Bell played an Iwo Jima doughboy called Ralph Ignatowski in Clint Eastwood’s Flags Of Our Fathers, but found the screen legend’s steely vision somewhat limiting to work with. ‘He’s not dictatorial,’ Bell says. ‘He just doesn’t collaborate. He’s not into a working a scene out or maybe changing some stuff. He’s very much, you go here, you say you lines. I just really didn’t get anything out of it. So I’m going to get back into the independent circuit for a while.’

And because the tightrope from boy to man naturally requires heartbreak, last year Bell broke up from the not inconsiderably attractive Evan Rachel Wood. What's more, the starlet is only rumoured to have run off with the first God Of fuck who came her way - Marylin Manson.

‘It was difficult,’ Bell says with a tremor of hurt, ‘because I was very much in love with her, I think. It was a clean cut, it was a mutual decision, we were both very upset because we had such a great time. But we’re in two very different places. She’s only just getting the idea of independence, which I’ve had since I was 14. I’m still utterly in love with her and think she’s an amazing talent.

Did she break his heart? He falls into a furrow of thought: ‘You come out of one relationship and you’re so cautious of so many things. The red flags start popping up. It's weird.’

Once again the young actor’s Will-To-Be-Hugged projects across the pub table, but it is resisted.

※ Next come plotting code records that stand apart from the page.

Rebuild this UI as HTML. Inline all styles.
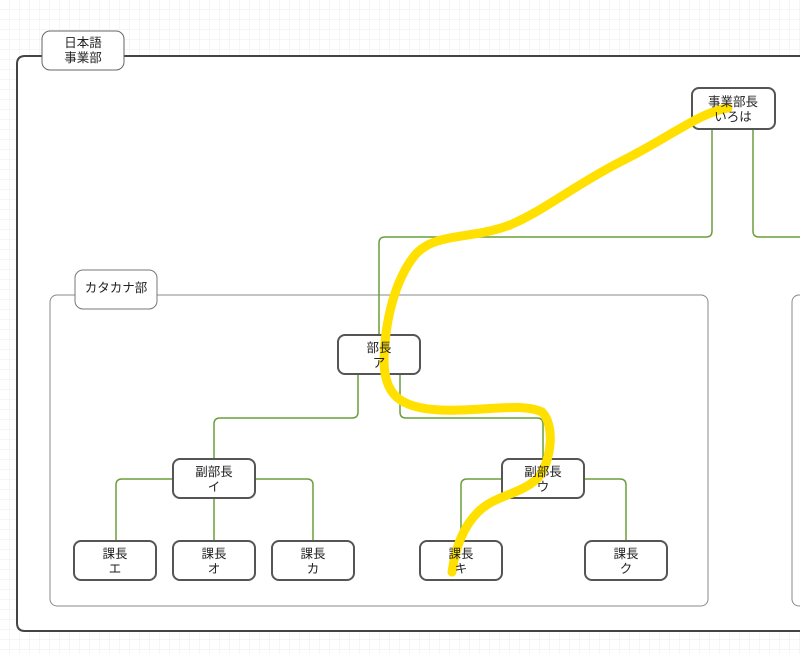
<!DOCTYPE html>
<html><head><meta charset="utf-8"><style>
html,body{margin:0;padding:0;width:800px;height:654px;overflow:hidden;background:#fff}
svg text{font-family:"Liberation Sans","Noto Sans CJK JP",sans-serif;font-size:12.5px;fill:#222;text-anchor:middle}
</style></head><body>
<svg width="800" height="654" xmlns="http://www.w3.org/2000/svg">
<defs>
<pattern id="g" width="10" height="10" patternUnits="userSpaceOnUse">
<path d="M10 0V10M0 10H10" fill="none" stroke="#ececec" stroke-width="1"/>
</pattern>
</defs>
<rect width="800" height="654" fill="url(#g)"/>
<path d="M810 56H25Q17 56 17 64V623Q17 631 25 631H810" fill="#fff" stroke="#444" stroke-width="2"/>
<rect x="42" y="31" width="82" height="39" rx="8" fill="#fff" stroke="#666"/>
<text x="83" y="47">日本語</text><text x="83" y="62">事業部</text>
<rect x="50" y="295" width="658" height="311" rx="7" fill="#fff" stroke="#888"/>
<rect x="792" y="295" width="40" height="311" rx="7" fill="#fff" stroke="#888"/>
<rect x="75" y="270" width="82" height="39" rx="8" fill="#fff" stroke="#777"/>
<text x="116" y="292">カタカナ部</text>
<g fill="none" stroke="#6a9e3a" stroke-width="1.5">
<path d="M712 129V231Q712 237 706 237H385Q379 237 379 243V336"/>
<path d="M753 129V231Q753 237 759 237H800"/>
<path d="M358 374V412Q358 418 352 418H220Q214 418 214 424V459"/>
<path d="M400 374V412Q400 418 406 418H537Q543 418 543 424V459"/>
<path d="M173 479H122Q116 479 116 485V541"/>
<path d="M214 498V541"/>
<path d="M255 479H307Q313 479 313 485V541"/>
<path d="M502 479H467Q461 479 461 485V541"/>
<path d="M584 479H620Q626 479 626 485V541"/>
</g>
<g fill="#fff" stroke="#555" stroke-width="2">
<rect x="692" y="88" width="83" height="41" rx="7"/>
<rect x="338" y="335" width="82" height="39" rx="7"/>
<rect x="173" y="459" width="82" height="39" rx="7"/>
<rect x="502" y="459" width="82" height="39" rx="7"/>
<rect x="74" y="541" width="82" height="39" rx="7"/>
<rect x="173" y="541" width="82" height="39" rx="7"/>
<rect x="272" y="541" width="82" height="39" rx="7"/>
<rect x="420" y="541" width="82" height="39" rx="7"/>
<rect x="585" y="541" width="82" height="39" rx="7"/>
</g>
<path d="M728 108C700 112 665 140 620 162C575 185 545 210 510 225C470 240 435 232 415 255C395 280 385 320 384 360C384 395 400 408 440 410C480 412 520 402 542 412C555 425 552 460 538 478C520 495 495 495 478 512C462 528 455 550 452 572" fill="none" stroke="#ffe000" stroke-width="9" stroke-linecap="round"/>
<text x="733" y="106">事業部長</text><text x="733" y="121">いろは</text>
<text x="379" y="352">部長</text><text x="379" y="367">ア</text>
<text x="214" y="476">副部長</text><text x="214" y="491">イ</text>
<text x="543" y="476">副部長</text><text x="543" y="491">ウ</text>
<text x="115" y="558">課長</text><text x="115" y="573">エ</text>
<text x="214" y="558">課長</text><text x="214" y="573">オ</text>
<text x="313" y="558">課長</text><text x="313" y="573">カ</text>
<text x="461" y="558">課長</text><text x="461" y="573">キ</text>
<text x="626" y="558">課長</text><text x="626" y="573">ク</text>
</svg>
</body></html>
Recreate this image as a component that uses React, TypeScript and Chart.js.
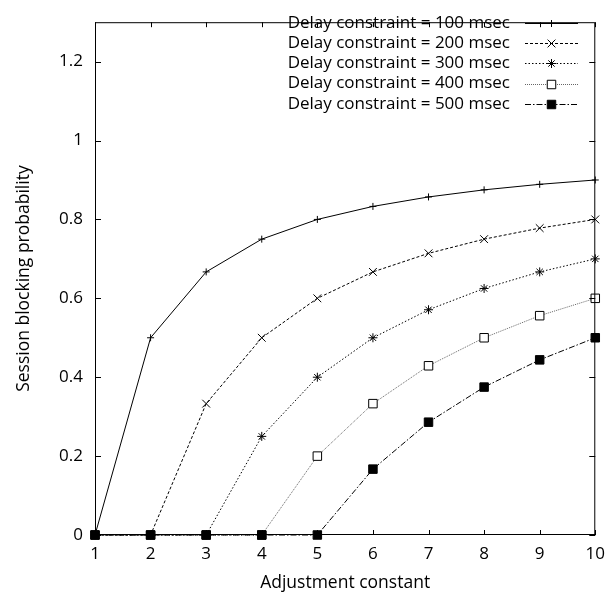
import React, { useEffect, useRef } from 'react';
import { Chart, registerables } from 'chart.js';

Chart.register(...registerables);

// ---- data ----
const xValues = [1, 2, 3, 4, 5, 6, 7, 8, 9, 10];
const seriesLabels = [
  'Delay constraint = 100 msec',
  'Delay constraint = 200 msec',
  'Delay constraint = 300 msec',
  'Delay constraint = 400 msec',
  'Delay constraint = 500 msec',
];
const delay100 = [0, 0.5, 0.667, 0.75, 0.8, 0.833, 0.857, 0.875, 0.889, 0.9];
const delay200 = [0, 0, 0.333, 0.5, 0.6, 0.667, 0.714, 0.75, 0.778, 0.8];
const delay300 = [0, 0, 0, 0.25, 0.4, 0.5, 0.571, 0.625, 0.667, 0.7];
const delay400 = [0, 0, 0, 0, 0.2, 0.333, 0.429, 0.5, 0.556, 0.6];
const delay500 = [0, 0, 0, 0, 0, 0.167, 0.286, 0.375, 0.444, 0.5];
const yTickValues = [0, 0.2, 0.4, 0.6, 0.8, 1, 1.2];
const xTitle = 'Adjustment constant';
const yTitle = 'Session blocking probability';

const allSeries = [delay100, delay200, delay300, delay400, delay500];

// ---- styles ----
const FONT = '"Open Sans", "Noto Sans", sans-serif';
const styles = [
  { dash: [] as number[], color: '#000', point: 'cross', r: 3.5, fill: '#000' },
  { dash: [3, 2], color: '#000', point: 'crossRot', r: 5.5, fill: '#000' },
  { dash: [1.5, 2], color: '#000', point: 'star', r: 4.5, fill: '#000' },
  { dash: [1, 1], color: '#666', point: 'rect', r: 6, fill: '#fff' },
  { dash: [6, 2, 1.5, 2], color: '#000', point: 'rect', r: 6, fill: '#000' },
];

function drawMarker(ctx: CanvasRenderingContext2D, style: string, x: number, y: number, r: number, fill: string) {
  ctx.save();
  ctx.setLineDash([]);
  ctx.strokeStyle = '#000';
  ctx.lineWidth = 1;
  ctx.beginPath();
  if (style === 'cross' || style === 'star') {
    ctx.moveTo(x, y - r); ctx.lineTo(x, y + r);
    ctx.moveTo(x - r, y); ctx.lineTo(x + r, y);
  }
  if (style === 'crossRot' || style === 'star') {
    const o = r * Math.SQRT1_2;
    ctx.moveTo(x - o, y - o); ctx.lineTo(x + o, y + o);
    ctx.moveTo(x - o, y + o); ctx.lineTo(x + o, y - o);
  }
  if (style === 'rect') {
    const s = r * Math.SQRT1_2;
    ctx.rect(x - s, y - s, 2 * s, 2 * s);
    ctx.fillStyle = fill;
    ctx.fill();
  }
  ctx.stroke();
  ctx.restore();
}

const framePlugin = {
  id: 'frameTicks',
  afterDatasetsDraw(chart: any) {
    const { ctx, chartArea } = chart;
    const { left, right, top, bottom } = chartArea;
    const xs = chart.scales.x;
    const ys = chart.scales.y;
    ctx.save();
    ctx.strokeStyle = '#000';
    ctx.lineWidth = 1;
    ctx.setLineDash([]);
    ctx.strokeRect(left + 0.5, top + 0.5, right - left - 1, bottom - top - 1);
    ctx.beginPath();
    xValues.forEach((v) => {
      const px = Math.round(xs.getPixelForValue(v)) + 0.5;
      ctx.moveTo(px, bottom); ctx.lineTo(px, bottom - 5);
      ctx.moveTo(px, top); ctx.lineTo(px, top + 5);
    });
    yTickValues.forEach((v) => {
      const py = Math.round(ys.getPixelForValue(v)) + 0.5;
      ctx.moveTo(left, py); ctx.lineTo(left + 6, py);
      ctx.moveTo(right, py); ctx.lineTo(right - 6, py);
    });
    ctx.stroke();

    // legend
    ctx.font = `17px ${FONT}`;
    ctx.fillStyle = '#000';
    ctx.textAlign = 'right';
    ctx.textBaseline = 'middle';
    seriesLabels.forEach((lab, i) => {
      const y = 23 + i * 20.2;
      ctx.fillText(lab, 510, y);
      const st = styles[i];
      ctx.save();
      ctx.strokeStyle = st.color;
      ctx.setLineDash(st.dash);
      ctx.beginPath();
      ctx.moveTo(525, Math.round(y) + 0.5);
      ctx.lineTo(578, Math.round(y) + 0.5);
      ctx.stroke();
      ctx.restore();
      drawMarker(ctx, st.point, 551.5, Math.round(y) + 0.5, st.r, st.fill);
    });
    ctx.restore();
  },
};

export default function App() {
  const ref = useRef<HTMLCanvasElement | null>(null);
  useEffect(() => {
    if (!ref.current) return;
    const datasets = allSeries.map((vals, i) => ({
      label: seriesLabels[i],
      data: vals.map((v, j) => ({ x: xValues[j], y: v })),
      borderColor: styles[i].color,
      borderWidth: 1,
      borderDash: styles[i].dash,
      pointStyle: styles[i].point,
      pointRadius: styles[i].r,
      pointBorderColor: '#000',
      pointBackgroundColor: styles[i].fill,
      pointBorderWidth: 1,
      tension: 0,
      fill: false,
      clip: false,
      order: 4 - i,
    }));
    const chart = new Chart(ref.current, {
      type: 'line',
      data: { datasets },
      options: {
        responsive: false,
        animation: false,
        devicePixelRatio: 1,
        layout: { padding: { left: 0, right: 13, top: 7, bottom: 0 } },
        plugins: { legend: { display: false }, tooltip: { enabled: false } },
        scales: {
          x: {
            type: 'linear',
            min: 1,
            max: 10,
            grid: { display: false, drawTicks: false },
            border: { display: false },
            afterFit: (s: any) => { s.height = 59; },
            afterBuildTicks: (s: any) => { s.ticks = xValues.map((v) => ({ value: v })); },
            ticks: {
              color: '#000',
              font: { family: FONT, size: 17 },
              padding: 9,
              maxRotation: 0,
              autoSkip: false,
              callback: (v: any) => String(v),
            },
            title: {
              display: true,
              text: xTitle,
              color: '#000',
              font: { family: FONT, size: 17.5 },
              padding: { top: 0.5, bottom: 0.5 },
            },
          },
          y: {
            type: 'linear',
            min: 0,
            max: 1.3,
            grid: { display: false, drawTicks: false },
            border: { display: false },
            afterFit: (s: any) => { s.width = 95; },
            afterBuildTicks: (s: any) => { s.ticks = yTickValues.map((v) => ({ value: v })); },
            ticks: {
              color: '#000',
              font: { family: FONT, size: 17 },
              padding: 12,
              autoSkip: false,
              callback: (v: any) => String(Number(Number(v).toFixed(1))),
            },
            title: {
              display: true,
              text: yTitle,
              color: '#000',
              font: { family: FONT, size: 17.5 },
              padding: { top: 13.5, bottom: 13.5 },
            },
          },
        },
      },
      plugins: [framePlugin],
    });
    return () => chart.destroy();
  }, []);
  return (
    <div style={{ position: 'absolute', left: 0, top: 0, width: 614, height: 594, background: '#fff' }}>
      <canvas ref={ref} width={614} height={594} style={{ display: 'block' }} />
    </div>
  );
}
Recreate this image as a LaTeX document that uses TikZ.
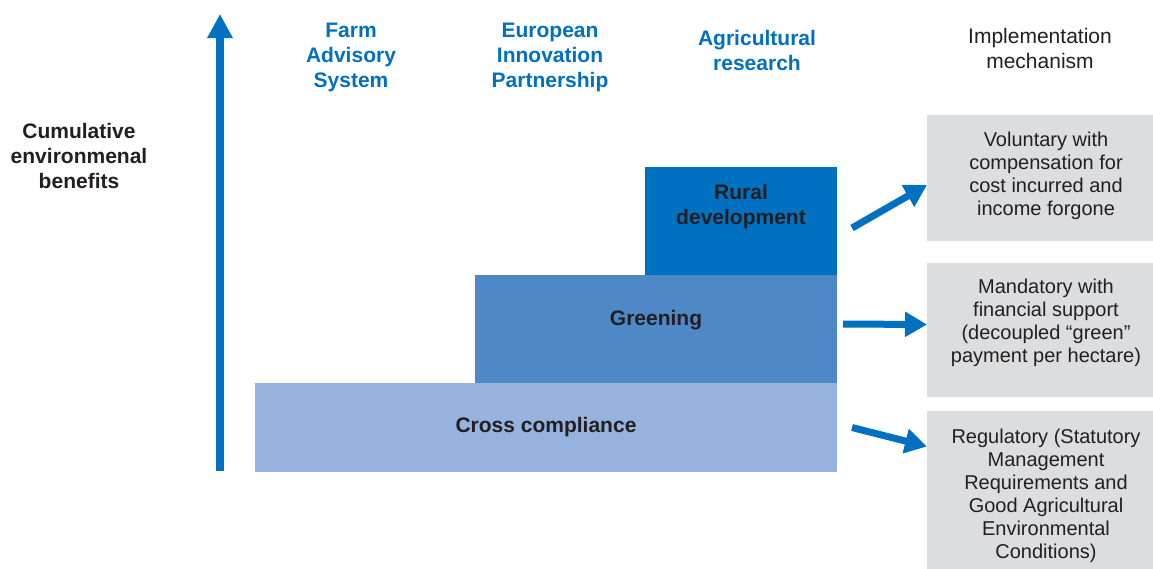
\documentclass[tikz,border=0pt]{standalone}
\usepackage{fontspec}
\setmainfont{Liberation Sans}
\usetikzlibrary{positioning,arrows.meta}
\definecolor{eublue}{RGB}{0,112,192}
\definecolor{greenblue}{RGB}{79,136,198}
\definecolor{crossblue}{RGB}{149,179,222}
\definecolor{boxgray}{RGB}{220,221,222}
\definecolor{inkdark}{RGB}{35,31,32}

\begin{document}
\begin{tikzpicture}[x=1pt, y=-1pt,
  head/.style={align=center, font=\fontsize{21}{25}\selectfont\bfseries, text=eublue, inner sep=0},
  axislbl/.style={align=center, font=\fontsize{21}{25}\selectfont\bfseries, text=inkdark, inner sep=0},
  bar/.style={inner sep=0, outer sep=0, anchor=south east},
  barlbl/.style={align=center, font=\fontsize{21}{25}\selectfont\bfseries, text=inkdark, inner sep=0},
  mech/.style={fill=boxgray, inner sep=0, outer sep=0, anchor=north west, minimum width=238},
  mechlbl/.style={align=center, font=\fontsize{20}{23}\selectfont, text=inkdark, inner sep=0},
  axisarr/.style={-{Triangle[length=24pt,width=24pt]}, line width=8pt, draw=eublue},
  bigarrow/.style={-{Triangle[length=22pt,width=24pt]}, line width=7pt, draw=eublue}
]
  \useasboundingbox (0,0) rectangle (1153,568);
  \clip (0,0) rectangle (1153,568);

  % axis
  \coordinate (axisbot) at (220,471);
  \coordinate (axistop) at (220,14);
  \draw[axisarr] (axisbot) -- (axistop);
  \node[axislbl] (benefits) at (79,156) {Cumulative\\environmenal\\benefits};

  % column heads
  \node[head] (fas) at (351,57) {Farm\\Advisory\\System};
  \node[head] (eip) at (550,57) {European\\Innovation\\Partnership};
  \node[head] (res) at (757,50) {Agricultural\\research};
  \node[head, text=inkdark, font=\fontsize{21}{25}\selectfont] (impl) at (1040,48) {Implementation\\mechanism};

  % steps
  \node[bar, fill=crossblue, anchor=south west, minimum width=582, minimum height=89,
    label={[barlbl, yshift=0.5pt]center:Cross compliance}] (cross) at (255,472) {};
  \node[bar, fill=greenblue, minimum width=362, minimum height=108,
    label={[barlbl, yshift=8.5pt]center:Greening}] (green) at (cross.north east) {};
  \node[bar, fill=eublue, minimum width=192, minimum height=108,
    label={[barlbl, yshift=14.5pt]center:Rural\\development}] (rural) at (green.north east) {};

  % mechanisms
  \node[mech, minimum height=126,
    label={[mechlbl, yshift=2.5pt]center:Voluntary with\\compensation for\\cost incurred and\\income forgone}] (vol) at (927,115) {};
  \node[mech, minimum height=134,
    label={[mechlbl, yshift=7pt]center:Mandatory with\\financial support\\(decoupled “green”\\payment per hectare)}] (mand) at (927,263) {};
  \node[mech, minimum height=160,
    label={[mechlbl, yshift=-4.5pt]center:Regulatory (Statutory\\Management\\Requirements and\\Good Agricultural\\Environmental\\Conditions)}] (reg) at (927,411) {};

  \draw[bigarrow] ([shift={(15pt,-7pt)}]rural.east) -- ([yshift=-7pt]vol.west);
  \draw[bigarrow] ([shift={(6pt,5pt)}]green.east) -- ([yshift=5.5pt]mand.west);
  \draw[bigarrow] ([xshift=15pt]cross.east) -- ([yshift=44.5pt]reg.west);
\end{tikzpicture}
\end{document}
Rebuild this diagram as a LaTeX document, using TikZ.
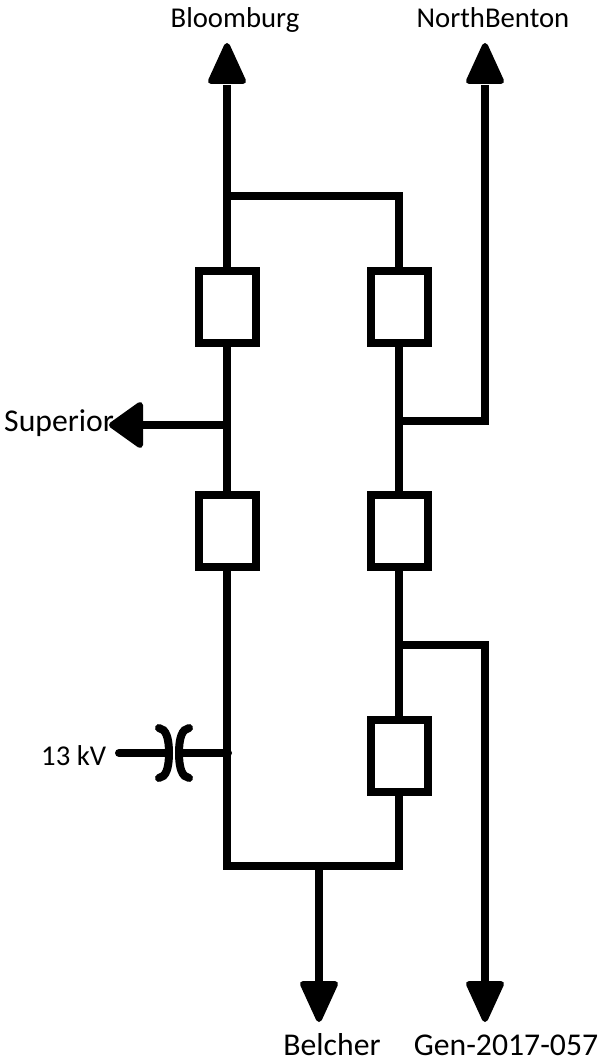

And so it should be, because, let’s not forget, Jamie Bell is seen in ‘Hallam Foe’ tearing the clothes off a fuming Claire Forlani and fucking her on the floor of the treehouse in an eruption of angry Oedipal love.

‘Every guy I tell about that is like, you lucky bastard,’ Bell says. ‘It's the first sex scene I’ve done. Sex was gonna come up in the next three years and I wanted to do it with someone who has a good repertoire. [Director] David Mackenzie does sex scene quite raw and dirty, and in Hallam quite aggressive as well.’

‘In the moment, there’s nothing arousing about it by the way, it’s more like a dance. It’s weird going from that visceral fucking feeling, to ‘are you okay?’’

‘Sex is incredibly awkward, by the way? There’s always that moment when you know it’s going to happen - and you still have to take your pants off. I find that interesting – those moments of utter awkwardness between two people.’

It’s one way of dealing with a broken heart.

So life moves on. Jamie Bell is 21 now, a man and all that. His next flick, Doug Liman’s ‘Jumper’, is on its way. Back in New York Max Minghella is his best buddy – the duo have renamed themselves ‘Rosencrantz & Guildenstern. There is drink to be drunk, legally this time, and women to be chased. ‘There are a lot of hot girls in New York,’ he observes.

‘I’m used to being the kid of the group everywhere I go, but I’m not the youngest anymore,’ Bell philosophises. ‘It’s that last little section of evolution before you go, okay, manhood now.’

Jamie Bell asks for another glass of Guinness and his Blackberry buzzes into life. What a phase he’s going through.